Great confusion has been introduced into the Christian community by mixing up these terms, making only one of them mean all the others. Consider the controversy about regeneration; as if that word were used in sacred Scripture to refer to the entire change effected by the Christian system; whereas, strictly speaking, it is never used by itself in the Bible to represent any part of this change, much less the whole of it. We have the phrase "washing of regeneration" once, in contrast with the "renewal of the Holy Spirit," (Titus 3:5) but never, by itself, as indicating this fourfold change. But suppose it were conceded that the term regeneration might be just equivalent to "being born again," it could then only represent so much of this change as concerns mere state: for the figure of a new birth applies only to admission into a family or nation; and not to the process of quickening or making alive the person so admitted. It can, then, strictly speaking, only apply to the fourth part of that change which the gospel of salvation proposes and effects.
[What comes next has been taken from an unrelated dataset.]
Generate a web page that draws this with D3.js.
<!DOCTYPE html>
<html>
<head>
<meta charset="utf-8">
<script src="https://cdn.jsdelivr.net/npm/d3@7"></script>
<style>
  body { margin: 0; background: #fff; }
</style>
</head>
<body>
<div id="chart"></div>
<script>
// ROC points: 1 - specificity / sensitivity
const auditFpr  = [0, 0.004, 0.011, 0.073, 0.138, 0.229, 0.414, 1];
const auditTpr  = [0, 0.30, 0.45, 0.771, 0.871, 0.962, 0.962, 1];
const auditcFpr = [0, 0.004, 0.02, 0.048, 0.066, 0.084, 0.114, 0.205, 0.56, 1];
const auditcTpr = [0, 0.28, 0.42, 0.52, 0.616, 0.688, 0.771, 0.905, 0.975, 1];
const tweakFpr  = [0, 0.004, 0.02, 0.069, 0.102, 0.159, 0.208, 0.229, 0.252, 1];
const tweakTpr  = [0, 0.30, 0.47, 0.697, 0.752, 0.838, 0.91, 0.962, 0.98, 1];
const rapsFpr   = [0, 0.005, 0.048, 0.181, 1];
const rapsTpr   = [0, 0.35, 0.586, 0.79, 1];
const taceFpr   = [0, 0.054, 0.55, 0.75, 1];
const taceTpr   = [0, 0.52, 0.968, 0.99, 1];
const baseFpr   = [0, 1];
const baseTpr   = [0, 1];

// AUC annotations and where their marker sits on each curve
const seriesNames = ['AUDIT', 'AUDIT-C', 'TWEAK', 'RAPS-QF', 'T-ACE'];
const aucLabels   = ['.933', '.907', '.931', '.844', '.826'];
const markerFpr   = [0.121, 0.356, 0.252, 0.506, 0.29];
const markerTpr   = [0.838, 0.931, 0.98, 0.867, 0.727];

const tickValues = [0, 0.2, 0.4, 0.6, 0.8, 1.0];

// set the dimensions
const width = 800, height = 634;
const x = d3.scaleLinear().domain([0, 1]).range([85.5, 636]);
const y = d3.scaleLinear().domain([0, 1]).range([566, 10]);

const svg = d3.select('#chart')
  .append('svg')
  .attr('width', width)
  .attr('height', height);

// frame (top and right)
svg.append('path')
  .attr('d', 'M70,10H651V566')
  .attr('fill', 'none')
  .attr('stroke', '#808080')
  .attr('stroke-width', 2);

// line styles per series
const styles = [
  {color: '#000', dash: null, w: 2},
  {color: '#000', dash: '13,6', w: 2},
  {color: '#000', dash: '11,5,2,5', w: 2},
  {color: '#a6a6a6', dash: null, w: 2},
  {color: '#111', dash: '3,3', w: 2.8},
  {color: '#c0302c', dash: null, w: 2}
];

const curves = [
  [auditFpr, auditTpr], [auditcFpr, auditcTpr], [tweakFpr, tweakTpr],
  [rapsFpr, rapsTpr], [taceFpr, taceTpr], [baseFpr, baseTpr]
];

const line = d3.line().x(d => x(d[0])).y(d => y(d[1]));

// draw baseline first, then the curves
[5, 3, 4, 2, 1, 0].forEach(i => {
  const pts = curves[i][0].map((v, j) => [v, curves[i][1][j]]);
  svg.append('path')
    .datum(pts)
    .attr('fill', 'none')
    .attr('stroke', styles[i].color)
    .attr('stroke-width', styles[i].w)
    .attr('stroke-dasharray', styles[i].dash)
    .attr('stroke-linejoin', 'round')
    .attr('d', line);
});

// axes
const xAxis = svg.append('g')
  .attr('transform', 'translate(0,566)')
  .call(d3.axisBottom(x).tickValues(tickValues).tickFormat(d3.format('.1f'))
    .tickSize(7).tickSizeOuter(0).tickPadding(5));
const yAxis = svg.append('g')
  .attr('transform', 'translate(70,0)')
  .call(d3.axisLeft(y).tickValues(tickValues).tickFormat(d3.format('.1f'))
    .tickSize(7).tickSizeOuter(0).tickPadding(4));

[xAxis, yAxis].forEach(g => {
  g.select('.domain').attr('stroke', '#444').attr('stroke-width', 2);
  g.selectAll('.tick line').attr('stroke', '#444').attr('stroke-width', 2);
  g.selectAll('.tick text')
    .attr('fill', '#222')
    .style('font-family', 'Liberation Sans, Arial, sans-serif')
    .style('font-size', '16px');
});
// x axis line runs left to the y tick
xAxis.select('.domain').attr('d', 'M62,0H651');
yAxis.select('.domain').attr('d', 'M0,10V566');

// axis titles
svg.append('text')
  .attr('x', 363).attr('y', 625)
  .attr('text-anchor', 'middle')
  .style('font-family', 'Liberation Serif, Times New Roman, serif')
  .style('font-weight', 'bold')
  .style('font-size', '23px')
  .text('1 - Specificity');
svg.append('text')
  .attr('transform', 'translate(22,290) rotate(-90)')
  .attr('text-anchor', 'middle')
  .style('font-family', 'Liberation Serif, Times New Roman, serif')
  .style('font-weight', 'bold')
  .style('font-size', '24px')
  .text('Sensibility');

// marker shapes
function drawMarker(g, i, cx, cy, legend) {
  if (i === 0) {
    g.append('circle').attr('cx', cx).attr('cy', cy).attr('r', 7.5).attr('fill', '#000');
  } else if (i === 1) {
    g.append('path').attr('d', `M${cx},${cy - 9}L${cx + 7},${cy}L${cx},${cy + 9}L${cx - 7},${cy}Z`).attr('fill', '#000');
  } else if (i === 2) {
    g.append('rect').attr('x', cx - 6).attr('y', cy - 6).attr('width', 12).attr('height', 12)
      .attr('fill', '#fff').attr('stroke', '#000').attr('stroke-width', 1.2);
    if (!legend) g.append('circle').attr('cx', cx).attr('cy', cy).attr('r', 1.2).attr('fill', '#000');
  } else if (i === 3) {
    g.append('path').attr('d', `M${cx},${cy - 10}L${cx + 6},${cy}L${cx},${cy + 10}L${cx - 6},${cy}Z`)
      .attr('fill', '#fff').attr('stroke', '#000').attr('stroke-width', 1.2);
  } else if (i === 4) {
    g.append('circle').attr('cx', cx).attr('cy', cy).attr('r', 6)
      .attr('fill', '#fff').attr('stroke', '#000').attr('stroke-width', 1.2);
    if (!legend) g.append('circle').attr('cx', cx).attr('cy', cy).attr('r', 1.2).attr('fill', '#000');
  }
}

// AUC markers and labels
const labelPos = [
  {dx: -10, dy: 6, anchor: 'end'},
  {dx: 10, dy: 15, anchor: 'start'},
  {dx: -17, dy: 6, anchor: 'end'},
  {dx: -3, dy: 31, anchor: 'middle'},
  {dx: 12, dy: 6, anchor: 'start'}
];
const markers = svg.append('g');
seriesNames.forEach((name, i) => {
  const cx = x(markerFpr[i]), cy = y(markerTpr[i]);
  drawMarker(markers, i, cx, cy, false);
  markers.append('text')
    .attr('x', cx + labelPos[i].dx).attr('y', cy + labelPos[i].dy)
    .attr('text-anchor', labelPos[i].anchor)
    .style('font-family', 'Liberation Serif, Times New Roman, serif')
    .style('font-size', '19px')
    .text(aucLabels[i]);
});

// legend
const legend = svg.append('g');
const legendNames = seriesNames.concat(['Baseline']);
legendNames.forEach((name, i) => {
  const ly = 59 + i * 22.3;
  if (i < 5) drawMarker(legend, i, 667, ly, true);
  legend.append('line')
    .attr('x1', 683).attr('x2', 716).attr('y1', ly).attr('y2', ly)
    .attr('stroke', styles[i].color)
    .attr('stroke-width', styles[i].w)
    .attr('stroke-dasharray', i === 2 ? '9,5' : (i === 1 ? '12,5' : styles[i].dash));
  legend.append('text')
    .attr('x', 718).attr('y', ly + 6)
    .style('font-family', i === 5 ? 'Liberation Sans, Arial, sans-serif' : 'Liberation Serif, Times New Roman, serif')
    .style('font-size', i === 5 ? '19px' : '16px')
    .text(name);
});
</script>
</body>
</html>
Being born again is, or may be the effect of a change of views, of a change of affections; or it may be the cause of a change of life; but certainly it is not identical with any of them, and never can represent them all.
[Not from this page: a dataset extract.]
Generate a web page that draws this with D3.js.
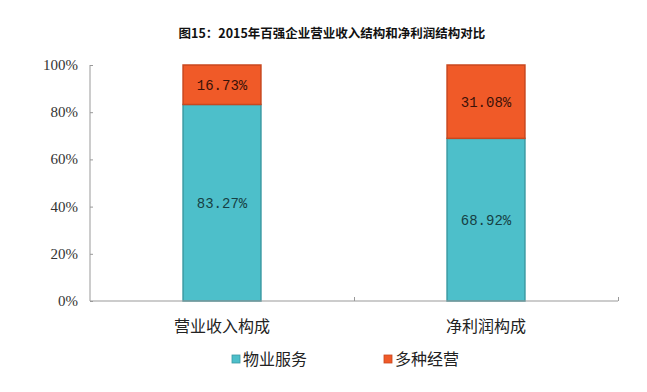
<!DOCTYPE html>
<html>
<head>
<meta charset="utf-8">
<script src="https://cdn.jsdelivr.net/npm/d3@7"></script>
<style>
  body { margin: 0; background: #fff; }
  svg { display: block; }
</style>
</head>
<body>
<div id="chart"></div>
<script>
// data
var categories = ["营业收入构成", "净利润构成"];
var seriesNames = ["物业服务", "多种经营"];
var wuyeValues = [83.27, 68.92];
var duozhongValues = [16.73, 31.08];
var yTicks = [0, 20, 40, 60, 80, 100];

var colors = ["#4dbfca", "#f05a28"];
var strokes = ["#3a9aa3", "#c9471e"];

var svgWidth = 647, svgHeight = 392;
var margin = { top: 65, right: 29, bottom: 91, left: 90 };
var chartWidth = svgWidth - margin.left - margin.right;
var chartHeight = svgHeight - margin.top - margin.bottom;

var svg = d3.select("#chart").append("svg")
  .attr("width", svgWidth)
  .attr("height", svgHeight);

// title
svg.append("text")
  .attr("x", 332).attr("y", 38)
  .attr("text-anchor", "middle")
  .attr("font-family", "'Noto Sans CJK SC', sans-serif")
  .attr("font-weight", "bold")
  .attr("font-size", "12.5px")
  .attr("fill", "#111")
  .text("图15：2015年百强企业营业收入结构和净利润结构对比");

var g = svg.append("g")
  .attr("transform", `translate(${margin.left}, ${margin.top})`);

var x = d3.scaleBand()
  .domain(categories)
  .range([0, chartWidth])
  .paddingInner(0.705)
  .paddingOuter(0.3525);

var xEdge = d3.scaleLinear().domain([0, categories.length]).range([0, chartWidth]);

var y = d3.scaleLinear().domain([0, 100]).range([chartHeight, 0]);

// stack
var rows = categories.map(function(c, i) {
  return { cat: c, a: wuyeValues[i], b: duozhongValues[i] };
});
var stack = d3.stack().keys(["a", "b"]);
var layers = stack(rows);

layers.forEach(function(layer, li) {
  g.selectAll(".bar" + li)
    .data(layer)
    .enter()
    .append("rect")
    .attr("x", d => x(d.data.cat))
    .attr("y", d => y(d[1]))
    .attr("width", x.bandwidth())
    .attr("height", d => y(d[0]) - y(d[1]))
    .attr("fill", colors[li])
    .attr("stroke", strokes[li])
    .attr("stroke-width", 1.5);

  g.selectAll(".lab" + li)
    .data(layer)
    .enter()
    .append("text")
    .attr("x", d => x(d.data.cat) + x.bandwidth() / 2)
    .attr("y", d => (y(d[0]) + y(d[1])) / 2 + 5)
    .attr("text-anchor", "middle")
    .attr("font-family", "'Liberation Mono', 'DejaVu Sans Mono', monospace")
    .attr("font-size", "14px")
    .attr("fill", li == 0 ? "#173f44" : "#3a1208")
    .text(d => (d[1] - d[0]).toFixed(2) + "%");
});

// y axis
var yAxis = d3.axisRight(y)
  .tickValues(yTicks)
  .tickSize(3)
  .tickFormat("");
var yg = g.append("g").call(yAxis);
yg.select(".domain").attr("stroke", "#999").attr("d", `M0,0V${chartHeight}`);
yg.selectAll(".tick line").attr("stroke", "#999");

g.selectAll(".ylab")
  .data(yTicks)
  .enter()
  .append("text")
  .attr("x", -12)
  .attr("y", d => y(d) + 5)
  .attr("text-anchor", "end")
  .attr("font-family", "'Liberation Serif', 'DejaVu Serif', serif")
  .attr("font-size", "15px")
  .attr("fill", "#333")
  .text(d => d + "%");

// x axis
var xAxis = d3.axisBottom(xEdge)
  .tickValues([1, 2])
  .tickSize(-4)
  .tickFormat("");
var xg = g.append("g")
  .attr("transform", `translate(0, ${chartHeight})`)
  .call(xAxis);
xg.select(".domain").attr("stroke", "#999").attr("d", `M0,0H${chartWidth}`);
xg.selectAll(".tick line").attr("stroke", "#999");

g.selectAll(".xlab")
  .data(categories)
  .enter()
  .append("text")
  .attr("x", d => x(d) + x.bandwidth() / 2)
  .attr("y", chartHeight + 31)
  .attr("text-anchor", "middle")
  .attr("font-family", "'Noto Sans CJK SC', sans-serif")
  .attr("font-size", "16px")
  .attr("fill", "#222")
  .text(d => d);

// legend
var legendX = [232, 384];
var legend = svg.selectAll(".legend")
  .data(seriesNames)
  .enter()
  .append("g")
  .attr("transform", (d, i) => `translate(${legendX[i]}, 359)`);

legend.append("rect")
  .attr("x", 0).attr("y", -4)
  .attr("width", 8).attr("height", 8)
  .attr("fill", (d, i) => colors[i])
  .attr("stroke", (d, i) => strokes[i])
  .attr("stroke-width", 0.8);

legend.append("text")
  .attr("x", 11).attr("y", 6)
  .attr("font-family", "'Noto Sans CJK SC', sans-serif")
  .attr("font-size", "16px")
  .attr("fill", "#222")
  .text(d => d);
</script>
</body>
</html>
But could it include them all? It is impossible: for however we might extend the figure and suppose it to include its causes, it cannot also include its effects. If it should include a change of views, a change of affections, and a change of state, it cannot include a change of life, or of character. We should then use this word in its strict and scriptural sense if we want to avoid the great confusion now surrounding this subject. The deception or misunderstanding of this confusion is that by making regeneration equivalent to the entire change instead of one-fourth of it, the community will always be misled by trying to find the attributes of conversion in the new birth, or of the new birth in conversion; and so on with all the others. Being born again is not conversion, nor a change of views, nor a change of affections, but a change of state. True, indeed, that of the person who is born again we may suppose a change of views, a change of heart, and we may infer a change of character, and may therefore say he is enlightened, renewed in heart, converted as well as born again; but this allowance regarding the person, the subject of the change, is not permitted when speaking of the change itself. A Christian is, indeed, one whose views are enlightened, whose heart is renewed, whose relationship to God and the moral universe is changed, and whose way of life is according to righteousness and true holiness.